**WHAT IS EXPECTED**
Reproduce exactly the run of lines from the one containing "Write a component" through the one containing "import * as". Pictures do not belong in the copy.

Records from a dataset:
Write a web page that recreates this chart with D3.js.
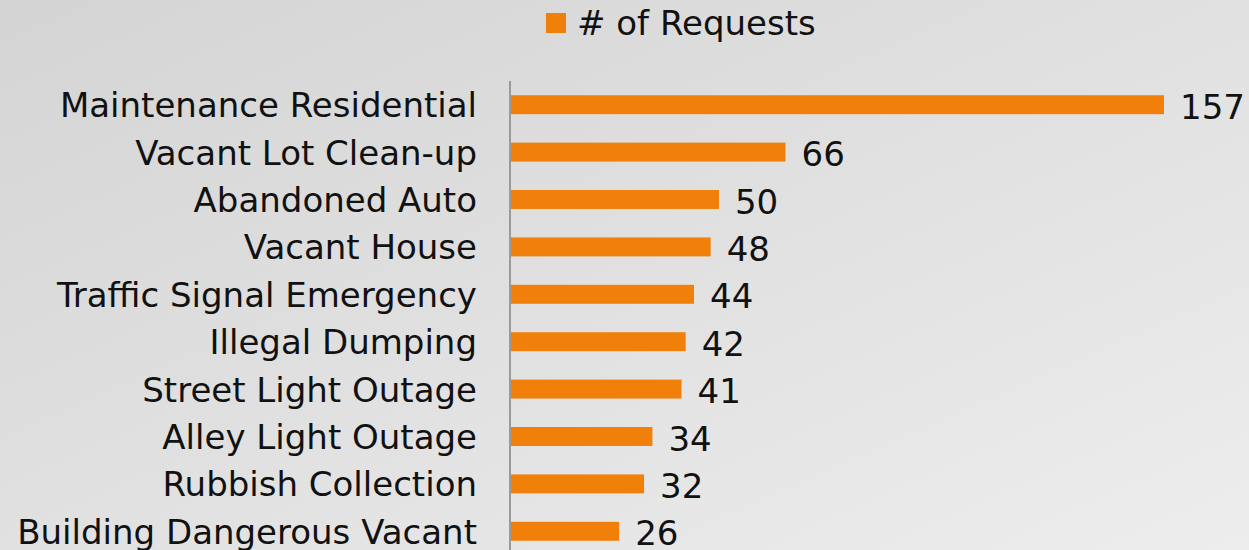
<!DOCTYPE html>
<html>
<head>
<meta charset="utf-8">
<script src="https://cdn.jsdelivr.net/npm/d3@7"></script>
<style>
  html, body { margin: 0; padding: 0; }
  #wrapper { width: 1249px; height: 550px; overflow: hidden; }
</style>
</head>
<body>
<div id="wrapper"></div>
<script>
const categories = [
  "Maintenance Residential",
  "Vacant Lot Clean-up",
  "Abandoned Auto",
  "Vacant House",
  "Traffic Signal Emergency",
  "Illegal Dumping",
  "Street Light Outage",
  "Alley Light Outage",
  "Rubbish Collection",
  "Building Dangerous Vacant"
]
const requests = [157, 66, 50, 48, 44, 42, 41, 34, 32, 26]
const seriesName = "# of Requests"

const data = categories.map((c, i) => ({ category: c, value: requests[i] }))
const xAccessor = d => d.value
const yAccessor = d => d.category

// dimensions
const width = 1249
const height = 550
const margin = { top: 81, left: 511 }
const step = 47.4
const barColor = "#f0800a"
const font = "'DejaVu Sans', Verdana, sans-serif"
const fontSize = "34px"

const svg = d3.select("#wrapper")
  .append("svg")
    .attr("width", width)
    .attr("height", height)

// background gradient
const grad = svg.append("defs").append("linearGradient")
    .attr("id", "bg")
    .attr("x1", "0%").attr("y1", "0%")
    .attr("x2", "100%").attr("y2", "100%")
grad.append("stop").attr("offset", "0%").attr("stop-color", "#d4d4d4")
grad.append("stop").attr("offset", "100%").attr("stop-color", "#ededed")

svg.append("rect")
    .attr("width", width)
    .attr("height", height)
    .attr("fill", "url(#bg)")

// scales
const xScale = d3.scaleLinear()
  .domain([0, 157])
  .range([margin.left, 1164])

const yScale = d3.scaleBand()
  .domain(categories)
  .range([margin.top, margin.top + step * categories.length])
  .paddingInner(0.6)
  .paddingOuter(0.3)

// bars
svg.append("g")
  .selectAll("rect")
  .data(data)
  .join("rect")
    .attr("x", xScale(0))
    .attr("y", d => yScale(yAccessor(d)))
    .attr("width", d => xScale(xAccessor(d)) - xScale(0))
    .attr("height", yScale.bandwidth())
    .attr("fill", barColor)

// value labels
svg.append("g")
  .selectAll("text")
  .data(data)
  .join("text")
    .attr("x", d => xScale(xAccessor(d)) + 16)
    .attr("y", d => yScale(yAccessor(d)) + yScale.bandwidth() / 2 + 14)
    .text(xAccessor)
    .style("font-family", font)
    .style("font-size", fontSize)
    .attr("fill", "#111")

// category axis
const yAxis = svg.append("g")
    .attr("transform", `translate(${margin.left - 1},0)`)
    .call(d3.axisLeft(yScale).tickSize(0).tickPadding(33))
yAxis.select(".domain")
    .attr("d", `M0,${margin.top}V${height}`)
    .attr("stroke", "#9a9a9a")
    .attr("stroke-width", 2)
yAxis.selectAll("text")
    .attr("dy", "0.37em")
    .style("font-family", font)
    .style("font-size", fontSize)
    .attr("fill", "#111")

// legend
const legend = svg.append("g")
legend.append("rect")
    .attr("x", 546).attr("y", 13)
    .attr("width", 20).attr("height", 20)
    .attr("fill", barColor)
legend.append("text")
    .attr("x", 577).attr("y", 35)
    .text(seriesName)
    .style("font-family", font)
    .style("font-size", fontSize)
    .attr("fill", "#111")
</script>
</body>
</html>
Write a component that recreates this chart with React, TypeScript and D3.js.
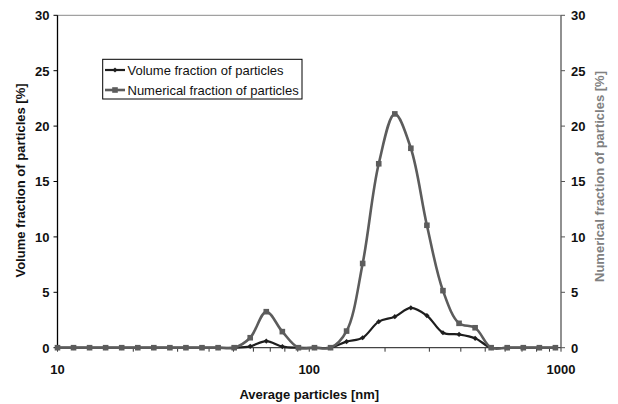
import React, { useEffect, useRef } from "react";
import * as d3 from "d3";

// Particle size bins [nm]
const sizes: number[] = [
  10, 11.58, 13.41, 15.53, 17.99, 20.84, 24.13, 27.95, 32.37, 37.49, 43.45, 50.32,
  58.28, 67.5, 78.18, 90.57, 104.9, 121.5, 140.7, 163.0, 188.8, 218.7, 253.3, 293.3,
  339.7, 393.6, 455.9, 527.9, 611.5, 708.3, 820.4, 950.2,
];

// Volume fraction of particles [%]
const volumeFraction: number[] = [
  0, 0, 0, 0, 0, 0, 0, 0, 0, 0, 0, 0,
  0.12, 0.6, 0.1, 0, 0, 0, 0.55, 0.9, 2.35, 2.8, 3.6, 2.9,
  1.35, 1.2, 0.85, 0, 0, 0, 0, 0,
];

// Numerical fraction of particles [%]
const numericalFraction: number[] = [
  0, 0, 0, 0, 0, 0, 0, 0, 0, 0, 0, 0,
  0.9, 3.25, 1.45, 0, 0, 0, 1.5, 7.6, 16.6, 21.1, 18.0, 11.05,
  5.15, 2.2, 1.8, 0, 0, 0, 0, 0,
];

const yTicks: number[] = [0, 5, 10, 15, 20, 25, 30];
const xMajorTicks: number[] = [10, 100, 1000];
const seriesNames: string[] = ["Volume fraction of particles", "Numerical fraction of particles"];

const W = 618;
const H = 404;
const FONT = "'Liberation Sans', Arial, Helvetica, sans-serif";

export default function App() {
  const ref = useRef<SVGSVGElement | null>(null);

  useEffect(() => {
    const svg = d3.select(ref.current);
    svg.selectAll("*").remove();

    const left = 57.5, right = 561, top = 15.3, bottom = 347.7;
    const x = d3.scaleLog().domain([10, 1000]).range([left, right]);
    const y = d3.scaleLinear().domain([0, 30]).range([bottom, top]);

    const g = svg.append("g");

    // top border
    g.append("line").attr("x1", left).attr("x2", right).attr("y1", top).attr("y2", top)
      .attr("stroke", "#8a8a8a").attr("stroke-width", 1);

    // x minor + major ticks
    const allTicks: number[] = [];
    for (let d = 10; d < 1000; d *= 10) for (let m = 1; m < 10; m++) allTicks.push(d * m);
    allTicks.push(1000);
    g.selectAll("line.xt").data(allTicks).enter().append("line")
      .attr("x1", (d) => x(d)).attr("x2", (d) => x(d))
      .attr("y1", bottom).attr("y2", bottom + 4)
      .attr("stroke", "#333").attr("stroke-width", 1);

    // x axis line
    g.append("line").attr("x1", left).attr("x2", right).attr("y1", bottom).attr("y2", bottom)
      .attr("stroke", "#444").attr("stroke-width", 1.2);

    // x tick labels
    g.selectAll("text.xl").data(xMajorTicks).enter().append("text")
      .attr("x", (d) => x(d)).attr("y", bottom + 26.5)
      .attr("text-anchor", "middle").attr("font-family", FONT).attr("font-size", 13)
      .attr("font-weight", "bold").attr("fill", "#111").text((d) => String(d));

    // left axis
    g.append("line").attr("x1", left).attr("x2", left).attr("y1", top).attr("y2", bottom)
      .attr("stroke", "#000").attr("stroke-width", 1.3);
    g.selectAll("line.yl").data(yTicks).enter().append("line")
      .attr("x1", left - 4).attr("x2", left).attr("y1", (d) => y(d)).attr("y2", (d) => y(d))
      .attr("stroke", "#000");
    g.selectAll("text.yl").data(yTicks).enter().append("text")
      .attr("x", left - 8).attr("y", (d) => y(d) + 4.8)
      .attr("text-anchor", "end").attr("font-family", FONT).attr("font-size", 13)
      .attr("font-weight", "bold").attr("fill", "#111").text((d) => String(d));

    // right axis
    g.append("line").attr("x1", right).attr("x2", right).attr("y1", top).attr("y2", bottom)
      .attr("stroke", "#555").attr("stroke-width", 1.3);
    g.selectAll("line.yr").data(yTicks).enter().append("line")
      .attr("x1", right).attr("x2", right + 4).attr("y1", (d) => y(d)).attr("y2", (d) => y(d))
      .attr("stroke", "#555");
    g.selectAll("text.yr").data(yTicks).enter().append("text")
      .attr("x", right + 10).attr("y", (d) => y(d) + 4.8)
      .attr("text-anchor", "start").attr("font-family", FONT).attr("font-size", 13)
      .attr("font-weight", "bold").attr("fill", "#111").text((d) => String(d));

    // axis titles
    const midY = (top + bottom) / 2;
    g.append("text").attr("transform", `translate(${x(100)},${H - 5})`)
      .attr("text-anchor", "middle").attr("font-family", FONT).attr("font-size", 13)
      .attr("font-weight", "bold").attr("fill", "#111").text("Average particles [nm]");
    g.append("text").attr("transform", `translate(25,${midY - 1}) rotate(-90)`)
      .attr("text-anchor", "middle").attr("font-family", FONT).attr("font-size", 13)
      .attr("font-weight", "bold").attr("fill", "#111").text("Volume fraction of particles [%]");
    g.append("text").attr("transform", `translate(604,${midY - 5}) rotate(-90)`)
      .attr("text-anchor", "middle").attr("font-family", FONT).attr("font-size", 13)
      .attr("font-weight", "bold").attr("fill", "#808080").text("Numerical fraction of particles [%]");

    // series
    const volData = sizes.map((s, i) => [s, volumeFraction[i]] as [number, number]);
    const numData = sizes.map((s, i) => [s, numericalFraction[i]] as [number, number]);
    const line = d3.line<[number, number]>()
      .x((d) => x(d[0])).y((d) => y(d[1]))
      .curve(d3.curveCatmullRom.alpha(0.5));

    const volColor = "#1e1e1e";
    const numColor = "#5c5c5c";

    g.append("path").attr("d", line(volData)).attr("fill", "none")
      .attr("stroke", volColor).attr("stroke-width", 2.2);
    g.selectAll("path.vm").data(volData).enter().append("path")
      .attr("d", (d) => {
        const cx = x(d[0]), cy = y(d[1]), r = 2.6;
        return `M${cx},${cy - r}L${cx + r},${cy}L${cx},${cy + r}L${cx - r},${cy}Z`;
      })
      .attr("fill", volColor);

    g.append("path").attr("d", line(numData)).attr("fill", "none")
      .attr("stroke", numColor).attr("stroke-width", 2.6);
    g.selectAll("rect.nm").data(numData).enter().append("rect")
      .attr("x", (d) => x(d[0]) - 2.8).attr("y", (d) => y(d[1]) - 2.8)
      .attr("width", 5.6).attr("height", 5.6).attr("fill", numColor);

    // legend
    const lx = 102.7, ly = 59.3, lw = 199.3, lh = 39.7;
    const lg = g.append("g");
    lg.append("rect").attr("x", lx).attr("y", ly).attr("width", lw).attr("height", lh)
      .attr("fill", "#fff").attr("stroke", "#000").attr("stroke-width", 1);
    const rows = [
      { name: seriesNames[0], color: volColor, cy: 70, sq: false },
      { name: seriesNames[1], color: numColor, cy: 90, sq: true },
    ];
    rows.forEach((r) => {
      lg.append("line").attr("x1", 105).attr("x2", 125).attr("y1", r.cy).attr("y2", r.cy)
        .attr("stroke", r.color).attr("stroke-width", r.sq ? 2.6 : 2.2);
      if (r.sq) {
        lg.append("rect").attr("x", 115 - 2.8).attr("y", r.cy - 2.8).attr("width", 5.6)
          .attr("height", 5.6).attr("fill", r.color);
      } else {
        const c = 115, rr = 2.6;
        lg.append("path").attr("d", `M${c},${r.cy - rr}L${c + rr},${r.cy}L${c},${r.cy + rr}L${c - rr},${r.cy}Z`)
          .attr("fill", r.color);
      }
      lg.append("text").attr("x", 127.5).attr("y", r.cy + 4.6)
        .attr("font-family", FONT).attr("font-size", 13).attr("fill", "#111").text(r.name);
    });
  }, []);

  return (
    <svg
      ref={ref}
      width={W}
      height={H}
      style={{ position: "absolute", left: 0, top: 0, background: "#fff" }}
    />
  );
}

**EXERCISE ANSWER**
Write a component that recreates this chart with React, TypeScript and D3.js.
import React, { useEffect, useRef } from "react";
import * as d3 from "d3";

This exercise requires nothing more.